А если еще по какой-то случайности бетон окажется из-за холодов некачественным и конструкцию придется ломать -- полетят на ветер тонны цемента, а мы здесь перетряхиваем каждый мешок, чтобы и грамма не пропадало, я уже не говорю о трудозатратах. Товарищи, я прошу вас: идите к людям и постарайтесь объяснить, что делается это в интересах не только строительства, но и в интересах каждого рабочего. Да и что можно заработать, простаивая целый день у горящих костров?
Бригадиры поддержали Атаулина. Они и сами умели считать, не хуже молодого прораба, и между собой уже поговаривали о том же, но не могли подумать, что Мансур решится на такой шаг.

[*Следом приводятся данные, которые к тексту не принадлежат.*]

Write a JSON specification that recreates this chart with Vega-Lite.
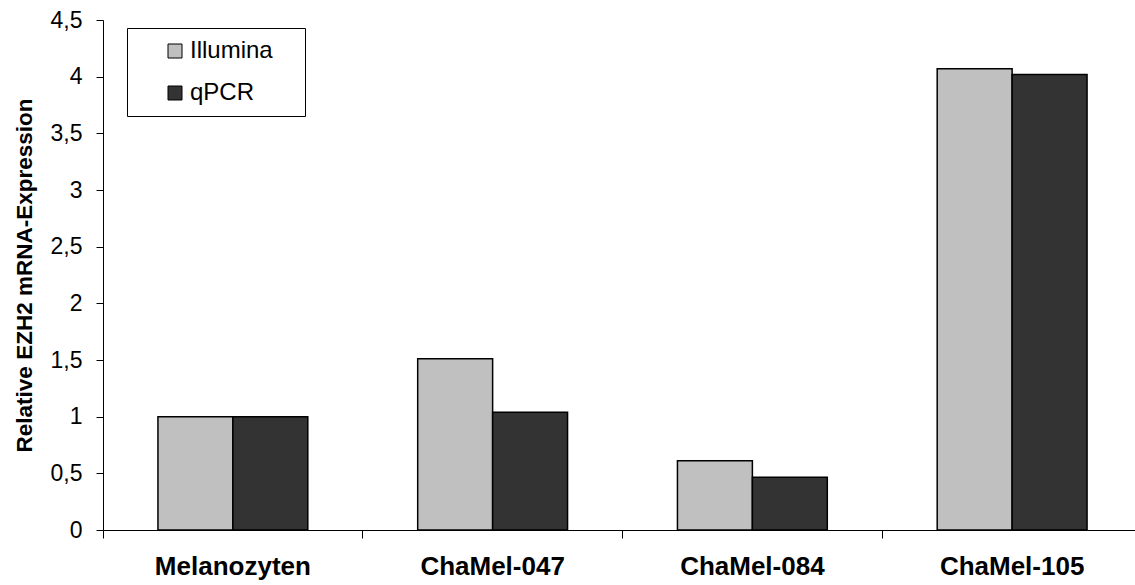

Конечно, не чувствуй он себя хозяином положения, не умей считать, не доверяй своему коллективу, бригадирам, вряд ли пошел бы на такое самоуправство! Эта уверенность день ото дня крепла в нем, потому что дела у них шли гораздо лучше, чем в Нагорном, где строили точно такой же элеватор. Шестнадцать вагонов, прибывшие, как и в Аксай , в праздник, простояли пять дней, и банк снял со счета строительства такой штраф в пользу железной дороги, что пришлось даже задержать зарплату рабочим. С рабочей силой в Нагорном дело обстояло лучше, но только потому, что девяносто процентов командированных оставалось в райцентре. В Аксае же требовались только специалисты: жестянщики, верхолазы, наладчики, монтажники -- рабочих массовых профессий готовили они на месте, да и к тем редким залетным командированным тут же приставляли своих толковых ребят, чтобы учились. Из-за командированных снижался фонд зарплаты, и заработков хороших в Нагорном у рабочих не было.
Управление держалось на плаву, как-то сводило концы с концами, общий перерасход фонда заработной платы по управлению был невелик, и даже общая производительность труда выглядела приличной. Себестоимость пока еще была терпимой, а освоение средств по рационализации и по подготовке кадров целиком шло за счет Аксая. Потому что часто менявшемуся руководству СМУ было не до Атаулина, не лезло оно в его дела, к тому же он и сам чувствовал свою силу...
Уже весной, в год пуска, стало ясно, что в эксплуатацию к хлебоуборке войдет в строй только элеватор в Аксае. Летом, объезжая объекты в Западном Казахстане, заехал в Нагорное управляющий трестом "Южэлеватормельстрой" из Алма-Аты.